I had a meeting with this prodco. They'd read the bible and asked if there was a script. I said there was and they asked that I get it to them ASAP. I did. 5 weeks ago.

And the feedback is .............'' I really enjoyed the read but it's not for us at this time. Please ask David to keep in touch''

Taaaarrraaaaaaa!

Not exactly a ringing endorsement and not exactly helpful.

But here's the thing. It isn't their job to endorse or be helpful. Sure I would have liked some kind of critique, maybe even a reason as to why it wasn't for them at this time.

But that's not their job.

Sure, it is puzzling how they couldn't tell from the bible if it wasn't for them at this time. And it would be nice to have that answered.

But that's not their job.

The truth of the matter is that there are many reasons why it may not be for them at this time. Too similar to something else on their slate. Budget issues. Crap writing. Who knows? And for the last time, it is not their job to tell you. They have a slate full of projects that they are moving on. Why should they waste precious time and energy on something they are most certainly NOT moving on?

Some producers are different and will give you a pretty detailed critique of a project and reasons for passing. But I never ''expect'' that.

Though I may have a preference for sending material first to those types of producers. It's Quid Pro Quo. They get a first look and even if they pass I get feedback on possible problems before it goes out to others.

Anyhoo, I should be hearing back from my agents on 'Project X' shortly. It is unlikely that the producer above will be in the first wave of recipients when it goes out. Don't get me wrong, there is nothing whatsoever spiteful or petty in that decision. It is common sense. You generally only get one shot with a project. The more you can maximise your feedback and correct perceived story or structural problems accordingly the more chance there is of it hitting a sweet spot further down the line.

But it does put producers who put time and effort into a rejection at an advantage over those who don't because projects tend to go to them first.

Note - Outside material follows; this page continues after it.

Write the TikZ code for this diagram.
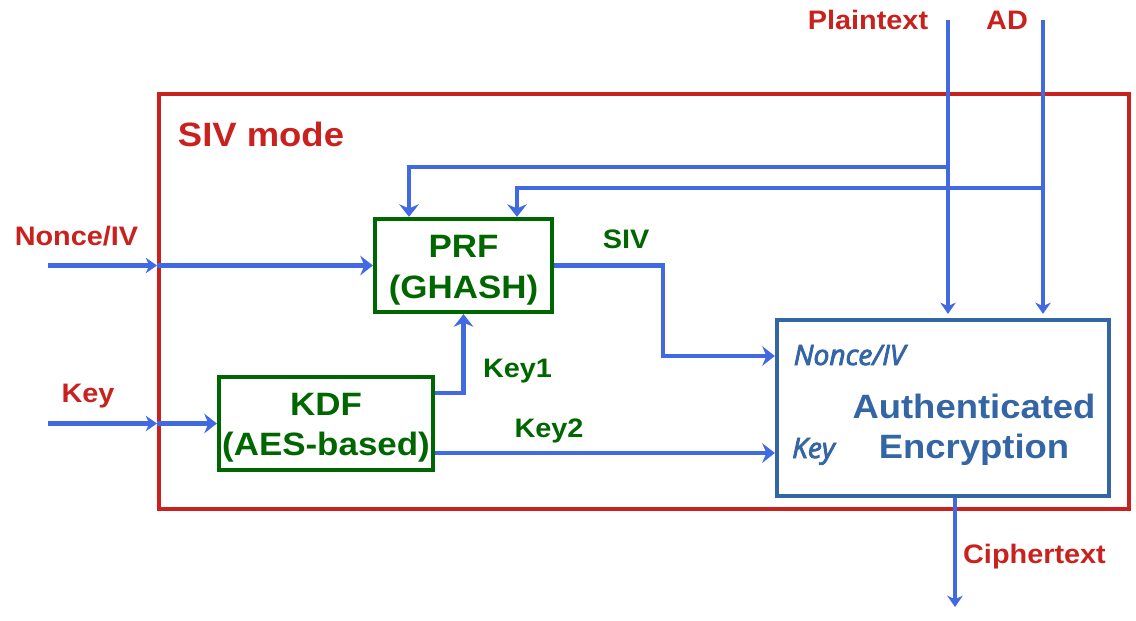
\documentclass[tikz,border=0pt]{standalone}
\usepackage{fontspec}
\setmainfont{Liberation Sans}[FakeStretch=1.08]
\newfontfamily\itfont{Open Sans}[ItalicFeatures={FakeBold=3}]
\usetikzlibrary{arrows.meta}
\definecolor{sivred}{RGB}{201,33,30}
\definecolor{boxgreen}{RGB}{0,102,0}
\definecolor{flowblue}{RGB}{65,105,225}
\definecolor{aeblue}{RGB}{52,101,164}
\tikzset{>={Stealth[length=9pt,width=14pt,inset=3pt]}}
\tikzset{
  flow/.style={->,flowblue,line width=3.3pt},
  smalltip/.style={-{Stealth[length=8pt,width=11pt,inset=2.5pt]}},
  block/.style={draw=boxgreen,line width=3pt,text=boxgreen,inner sep=0pt,
    align=center,minimum height=2.325cm},
  redlabel/.style={anchor=base,text=sivred,font=\fontsize{19}{23}\selectfont\bfseries},
  greenlabel/.style={anchor=base,text=boxgreen,font=\fontsize{19}{23}\selectfont\bfseries},
  aelabel/.style={anchor=base,text=aeblue,font=\itfont\itshape\fontsize{20}{24}\selectfont},
}

\begin{document}
\begin{tikzpicture}[x=0.025cm,y=-0.025cm]
  \useasboundingbox (0,0) rectangle (1136,620);
  % SIV mode frame
  \draw[sivred,line width=3.3pt] (159,94) rectangle (1129,509);
  \node[anchor=base,text=sivred,font=\fontsize{24}{28}\selectfont\bfseries] (sivmode) at (261,146) {SIV mode};
  % blocks
  \node[block,minimum width=4.425cm,font=\fontsize{23}{29}\selectfont\bfseries] (prf) at (463.5,265.5) {\rule{0pt}{22pt}PRF\\(GHASH)};
  \node[block,minimum width=5.35cm,font=\fontsize{23}{28}\selectfont\bfseries] (kdf) at (326,423.5) {\rule{0pt}{22pt}KDF\\(AES-based)};
  \node[draw=aeblue,line width=3pt,minimum width=8.3cm,minimum height=4.4cm] (ae) at (943,408) {};
  \node[text=aeblue,align=center,font=\fontsize{24}{28.5}\selectfont\bfseries] (aetext) at (974,430) {Authenticated\\Encryption};
  \node[aelabel] (aenonce) at (849.5,365) {Nonce/IV};
  \node[aelabel] (aekey) at (813.5,458) {Key};
  % inputs and outputs
  \node[redlabel] (lnonce) at (76.5,245) {Nonce/IV};
  \node[redlabel] (lkey) at (88,402) {Key};
  \node[redlabel] (lplain) at (868,29) {Plaintext};
  \node[redlabel] (lad) at (1007,29) {AD};
  \node[redlabel] (lcipher) at (1034.5,563) {Ciphertext};
  \node[greenlabel] (lsiv) at (626,248) {SIV};
  \node[greenlabel] (lkeyone) at (517.5,377) {Key1};
  \node[greenlabel] (lkeytwo) at (549,437) {Key2};
  % coordinates
  \coordinate (nin) at (48,265.5);
  \coordinate (nmid) at (157,265.5);
  \coordinate (kin) at (48,423.5);
  \coordinate (kmid) at (157,423.5);
  \coordinate (pin) at (948,20);
  \coordinate (adin) at (1043,20);
  \coordinate (pbr) at (948,167);
  \coordinate (pdrop) at (409,167);
  \coordinate (abr) at (1043,188);
  \coordinate (adrop) at (517,188);
  \coordinate (sivc) at (663,356);
  \coordinate (cout) at (955,607);
  % connectors
  \draw[flow,smalltip] (nin) -- (nmid);
  \draw[flow] (nmid) -- (prf.west);
  \draw[flow,smalltip] (kin) -- (kmid);
  \draw[flow] (kmid) -- (kdf.west);
  \draw[flow,smalltip] (pin) -- ([yshift=0.1cm]pin |- ae.north);
  \draw[flow,smalltip] (adin) -- ([yshift=0.1cm]adin |- ae.north);
  \draw[flow] (pbr) -- (pdrop) -- (pdrop |- prf.north);
  \draw[flow] (abr) -- (adrop) -- (adrop |- prf.north);
  \draw[flow] (prf.east) -| (sivc) -- (sivc -| ae.west);
  \draw[flow] ([yshift=0.7625cm]kdf.east) -| (prf.south);
  \draw[flow] ([yshift=-0.7375cm]kdf.east) coordinate (ktwo) -- (ktwo -| ae.west);
  \draw[flow,smalltip] (ae.south -| cout) -- (cout);
\end{tikzpicture}
\end{document}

Quick update on Project X, my agents just called as I was writing this. They like it. It's different, unusual even, but they are happy to go out with it. More so if I storyline six episodes.

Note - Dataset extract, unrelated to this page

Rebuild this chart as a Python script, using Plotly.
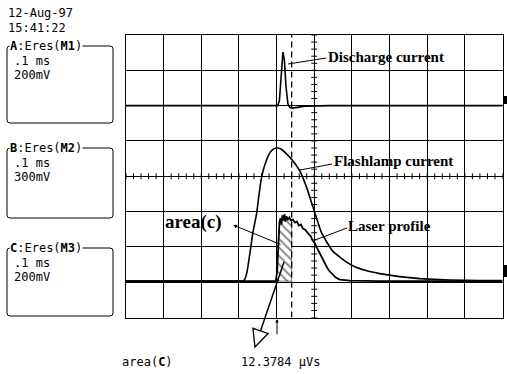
import numpy as np
import plotly.graph_objects as go

# ---------------- data (time in ms, amplitude in mV) ----------------
time_a = [0.000, 0.100, 0.196, 0.300, 0.356, 0.395, 0.403, 0.4075, 0.4115, 0.4168, 0.4208,
          0.4247, 0.430, 0.4353, 0.4433, 0.4539, 0.4646, 0.4752, 0.5416, 0.6212, 0.7274, 0.8866, 1.000]
discharge_mv = [0, 0, 0, 3, 0, 0, 0, 28, 170, 303, 256,
                114, 11, -11, -14, -11, -6, -3, 0, 0, 3, 0, 0]

time_b = [0.000, 0.150, 0.300, 0.3106, 0.316, 0.321, 0.329, 0.337, 0.347, 0.353, 0.360, 0.373,
          0.385, 0.396, 0.403, 0.4115, 0.425, 0.441, 0.452, 0.462, 0.4805, 0.502, 0.520,
          0.549, 0.581, 0.608, 0.640, 0.674, 0.727, 0.780, 0.860, 0.940, 1.000]
flashlamp_mv = [0, 0, 0, 0, 20, 72, 234, 413, 575, 728, 882, 1027,
                1103, 1129, 1131, 1122, 1085, 1030, 985, 935, 790, 575, 405,
                255, 172, 122, 88, 64, 38, 21, 9, 4, 4]

time_c = [0.000, 0.200, 0.398, 0.4015, 0.4047, 0.4075, 0.410, 0.413, 0.4155, 0.418, 0.421,
          0.423, 0.426, 0.430, 0.434, 0.438, 0.443, 0.449, 0.454, 0.459, 0.465, 0.470,
          0.475, 0.480, 0.486, 0.491, 0.496, 0.502, 0.507, 0.512, 0.518, 0.523, 0.528,
          0.534, 0.539, 0.544, 0.549, 0.557, 0.568, 0.595, 0.674, 0.800, 1.000]
laser_mv = [0, 0, 0, 60, 230, 332, 355, 321, 372, 344, 378,
            338, 366, 349, 361, 344, 349, 332, 338, 315, 321, 298,
            293, 281, 270, 253, 230, 213, 190, 168, 139, 116, 94,
            77, 60, 48, 37, 20, 9, 3, 0, 0, 0]

# channel settings: (mV per division, baseline offset in divisions)
chan_a = (200, 2.0)
chan_b = (300, -2.97)
chan_c = (200, -2.97)

cursor_start_ms = 0.40
cursor_end_ms = 0.44

left_lines = ["12-Aug-97", "15:41:22"]
box_titles = ["<b>A</b>:Eres(<b>M1</b>)", "<b>B</b>:Eres(<b>M2</b>)", "<b>C</b>:Eres(<b>M3</b>)"]
box_time = [".1 ms", ".1 ms", ".1 ms"]
box_volt = ["200mV", "300mV", "200mV"]
area_label = "area(<b>C</b>)"
area_value = "12.3784 µVs"

# ---------------- layout helpers ----------------
W, H = 507, 374
PL, PR, PT, PB = 126, 502.5, 35, 317.5


def X(px):
    return px / W


def Y(py):
    return 1 - py / H


def to_div(vals, chan):
    scale, off = chan
    return [v / scale + off for v in vals]


fig = go.Figure()

# hatched integration area under the laser trace
tc = np.array(time_c)
lc = np.array(to_div(laser_mv, chan_c))
mask = (tc >= cursor_start_ms) & (tc <= cursor_end_ms)
hx = [cursor_start_ms] + list(tc[mask]) + [cursor_end_ms, cursor_end_ms, cursor_start_ms]
hy = [float(np.interp(cursor_start_ms, tc, lc))] + list(lc[mask]) + \
     [float(np.interp(cursor_end_ms, tc, lc)), chan_c[1], chan_c[1]]
fig.add_trace(go.Scatter(x=hx, y=hy, mode="lines", fill="toself",
                         fillcolor="white",
                         fillpattern=dict(shape="\\", fgcolor="black", bgcolor="white",
                                          size=6, solidity=0.3),
                         line=dict(color="black", width=0.5), hoverinfo="skip"))

# minor ticks on the centre cross
mx, my = [], []
for k in range(-20, 21):
    yv = k * 0.2
    mx += [0.5 - 0.008, 0.5 + 0.008, None]
    my += [yv, yv, None]
for k in range(0, 51):
    xv = k * 0.02
    mx += [xv, xv, None]
    my += [-0.085, 0.085, None]
fig.add_trace(go.Scatter(x=mx, y=my, mode="lines", line=dict(color="black", width=1),
                         hoverinfo="skip"))

# cursor
fig.add_trace(go.Scatter(x=[cursor_end_ms, cursor_end_ms], y=[-4, 4], mode="lines",
                         line=dict(color="black", width=1.3, dash="6px,4px"), hoverinfo="skip"))

# traces
fig.add_trace(go.Scatter(x=time_b, y=to_div(flashlamp_mv, chan_b), mode="lines",
                         line=dict(color="black", width=1.6, shape="spline", smoothing=0.4)))
fig.add_trace(go.Scatter(x=time_c, y=to_div(laser_mv, chan_c), mode="lines",
                         line=dict(color="black", width=1.8)))
fig.add_trace(go.Scatter(x=time_a, y=to_div(discharge_mv, chan_a), mode="lines",
                         line=dict(color="black", width=1.6)))

shapes = []
annotations = []

mono = dict(family="DejaVu Sans Mono", size=12, color="black")
serif = dict(family="Liberation Serif", size=15, color="black")


def txt(s, px, py, font, xanchor="left", bg=None):
    d = dict(text=s, x=X(px), y=Y(py), xref="paper", yref="paper", showarrow=False,
             xanchor=xanchor, yanchor="middle", font=font, borderpad=0)
    if bg:
        d["bgcolor"] = bg
    annotations.append(d)


def line(p0, p1, w=1.0):
    shapes.append(dict(type="line", xref="paper", yref="paper", x0=X(p0[0]), y0=Y(p0[1]),
                       x1=X(p1[0]), y1=Y(p1[1]), line=dict(color="black", width=w)))


# date / time
txt(left_lines[0], 7, 13, mono)
txt(left_lines[1], 7, 28, mono)

# channel boxes
box_tops = [46, 148, 248]
box_bottoms = [123, 218, 316]
for i in range(3):
    t, b = box_tops[i], box_bottoms[i]
    l, r, rad = 7, 113, 3
    path = (f"M {X(l)},{Y(t + rad)} L {X(l)},{Y(b - rad)} Q {X(l)},{Y(b)} {X(l + rad)},{Y(b)} "
            f"L {X(r - rad)},{Y(b)} Q {X(r)},{Y(b)} {X(r)},{Y(b - rad)} "
            f"L {X(r)},{Y(t + rad)} Q {X(r)},{Y(t)} {X(r - rad)},{Y(t)} "
            f"L {X(l + rad)},{Y(t)} Q {X(l)},{Y(t)} {X(l)},{Y(t + rad)} Z")
    shapes.append(dict(type="path", path=path, xref="paper", yref="paper",
                       line=dict(color="black", width=1)))
    txt(box_titles[i], 9, t, mono, bg="white")
    txt(box_time[i], 13, t + 15, mono)
    txt(box_volt[i], 13, t + 29, mono)

# bottom readout
txt(area_label, 121, 362, mono)
txt(area_value, 240, 362, mono)

# labels with leader lines
txt("<b>Discharge current</b>", 327, 57, serif)
line((288, 64), (326, 58))
txt("<b>Flashlamp current</b>", 333, 161, serif)
line((300, 170), (332, 164))
txt("<b>Laser profile</b>", 347, 226, serif)
line((315, 240), (347, 228))
txt("<b>area(c)</b>", 164, 222, dict(family="Liberation Serif", size=19, color="black"))
annotations.append(dict(x=X(233), y=Y(225), xref="paper", yref="paper", text="",
                        showarrow=True, ax=49, ay=20, arrowhead=2, arrowsize=0.8,
                        arrowwidth=1, arrowcolor="black"))

# big hollow arrow
line((284, 262), (260.5, 331), 1.5)
shapes.append(dict(type="path", xref="paper", yref="paper",
                   path=f"M {X(255)},{Y(347)} L {X(252.9)},{Y(328.3)} L {X(268.1)},{Y(333.5)} Z",
                   fillcolor="white", line=dict(color="black", width=1.3)))

# small cursor arrow below the grid
annotations.append(dict(x=X(277), y=Y(319), xref="paper", yref="paper", text="",
                        showarrow=True, ax=0, ay=17, arrowhead=2, arrowsize=0.7,
                        arrowwidth=1, arrowcolor="black"))

# channel markers at the right edge
shapes.append(dict(type="rect", xref="paper", yref="paper", x0=X(504), x1=X(507),
                   y0=Y(96), y1=Y(104), fillcolor="black", line=dict(width=0)))
shapes.append(dict(type="rect", xref="paper", yref="paper", x0=X(504), x1=X(507),
                   y0=Y(265), y1=Y(277), fillcolor="black", line=dict(width=0)))

fig.update_layout(
    width=W, height=H, margin=dict(l=0, r=0, t=0, b=0),
    paper_bgcolor="white", plot_bgcolor="white", showlegend=False,
    shapes=shapes, annotations=annotations,
    xaxis=dict(domain=[X(PL), X(PR)], range=[0, 1], dtick=0.1, tick0=0,
               showgrid=True, gridcolor="black", gridwidth=1,
               zeroline=False, showline=True, mirror=True, linecolor="black", linewidth=1.5,
               showticklabels=False, ticks="", fixedrange=True),
    yaxis=dict(domain=[Y(PB), Y(PT)], range=[-4, 4], dtick=1, tick0=0,
               showgrid=True, gridcolor="black", gridwidth=1,
               zeroline=True, zerolinecolor="black", zerolinewidth=1,
               showline=True, mirror=True, linecolor="black", linewidth=1.5,
               showticklabels=False, ticks="", fixedrange=True),
)

fig.write_html("out.html", config={"displayModeBar": False, "staticPlot": True},
               post_script="document.body.style.margin='0';document.body.style.overflow='hidden';")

Looks like I'm storylining six episodes.

4 comments:

susiesoap said...

Gutted for you over Pilot Project. It's a rotten old business...
But at least storylining six episodes for Project X will take your mind off the disappointment. Emily Mortimer says her father is her inspiration "Because he taught me work is the best defence against depression." And John's done all right with his writing, so he must be on to something.

English Dave said...

Thanks Susie. But truth be told passes like that honestly don't bother me. It's par for the course.

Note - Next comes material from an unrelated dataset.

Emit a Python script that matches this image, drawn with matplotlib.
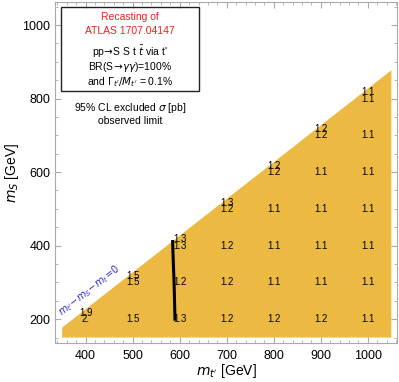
import matplotlib
matplotlib.use("Agg")
import matplotlib.pyplot as plt
from matplotlib.patches import Rectangle
from matplotlib.ticker import MultipleLocator

plt.rcParams["font.family"] = ["Liberation Sans", "DejaVu Sans"]
plt.rcParams["mathtext.fontset"] = "dejavusans"

# grid of mass points (GeV)
m_tp = [400, 500, 600, 700, 800, 900, 1000]
m_s = [200, 300, 400, 500, 600, 700, 800]
m_top = 173

# observed limits in pb, one list per m_t' column (from m_S = 200 upward)
sigma_grid = {
    400: ["2."],
    500: ["1.5", "1.5"],
    600: ["1.3", "1.2", "1.3"],
    700: ["1.2", "1.2", "1.2", "1.2"],
    800: ["1.2", "1.1", "1.1", "1.1", "1.2"],
    900: ["1.2", "1.1", "1.1", "1.1", "1.1", "1.2"],
    1000: ["1.1", "1.1", "1.1", "1.1", "1.1", "1.1", "1.1"],
}
# points on the kinematic boundary m_S = m_t' - m_t
sigma_edge = ["1.9", "1.5", "1.3", "1.3", "1.2", "1.2", "1.1"]

# contour line
contour_x = [585, 586, 588, 589, 590]
contour_y = [411, 370, 300, 250, 200]

orange = "#ECBA42"

fig = plt.figure(figsize=(3.99, 3.82), dpi=100)
ax = fig.add_axes([0.138, 0.102, 0.857, 0.893])

half = 50
x0, x1 = m_tp[0] - half, m_tp[-1] + half
y0 = m_s[0] - half
ax.fill([x0, x1, x1, x0], [y0, y0, x1 - m_top, x0 - m_top],
        color=orange, lw=0, zorder=1)

for mt, vals in sigma_grid.items():
    for ms, v in zip(m_s, vals):
        ax.text(mt, ms, v, ha="center", va="center", fontsize=7, zorder=3)
for mt, v in zip(m_tp, sigma_edge):
    ax.text(mt, mt - m_top - 10, v, ha="center", va="center", fontsize=7, zorder=3)

ax.plot(contour_x, contour_y, color="black", lw=2.2, zorder=4)

ax.text(407, 279, r"$m_{t'}\!-\!m_S\!-\!m_t\!=\!0$", color="#2B2BC8",
        fontsize=7, rotation=38, ha="center", va="center", zorder=3)

ax.set_xlim(335, 1062)
ax.set_ylim(135, 1063)
ax.xaxis.set_major_locator(MultipleLocator(100))
ax.xaxis.set_minor_locator(MultipleLocator(20))
ax.yaxis.set_major_locator(MultipleLocator(200))
ax.yaxis.set_minor_locator(MultipleLocator(50))
ax.tick_params(which="both", direction="in", top=True, right=True,
               color="#AAAAAA", labelsize=9)
ax.tick_params(which="major", length=4)
ax.tick_params(which="minor", length=2)
ax.tick_params(axis="x", pad=5)
for s in ax.spines.values():
    s.set_color("#AAAAAA")
    s.set_linewidth(0.8)

ax.set_xlabel(r"$m_{t'}$ [GeV]", fontsize=10, labelpad=0)
ax.set_ylabel(r"$m_S$ [GeV]", fontsize=10, labelpad=1)

fig.patches.append(Rectangle((0.153, 0.762), 0.346, 0.220, transform=fig.transFigure,
                             fill=False, edgecolor="#222222", lw=1.0))
cx = 0.326
fig.text(cx, 0.955, "Recasting of", color="#F02020", ha="center", va="center", fontsize=7.5)
fig.text(cx, 0.919, "ATLAS 1707.04147", color="#F02020", ha="center", va="center", fontsize=7.5)
fig.text(cx, 0.864, r"pp$\!\rightarrow\!$S S t $\bar{t}$ via t'", ha="center", va="center", fontsize=7.5)
fig.text(cx, 0.825, r"BR(S$\!\rightarrow\!\gamma\gamma$)=100%", ha="center", va="center", fontsize=7.5)
fig.text(cx, 0.785, r"and $\Gamma_{t'}/M_{t'}$ = 0.1%", ha="center", va="center", fontsize=7.5)
fig.text(cx, 0.717, r"95% CL excluded $\sigma$ [pb]", ha="center", va="center", fontsize=7.5)
fig.text(cx, 0.683, "observed limit", ha="center", va="center", fontsize=7.5)

fig.savefig("out.png", dpi=100)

Fortunately I have a few producers who do give much more detailed feedback. Unfortunately that also tends to make them the slowest to reply!

susiesoap said...

Glad to hear it Dave. Think it's the mark of the pro writer to be able to take feedback, and benefit from it, rather than howling in the corner "It jus not fair."

English Dave said...

Ah but if she had said 'The writing stinks like a six week corpse'
I would be down there with my Tazer.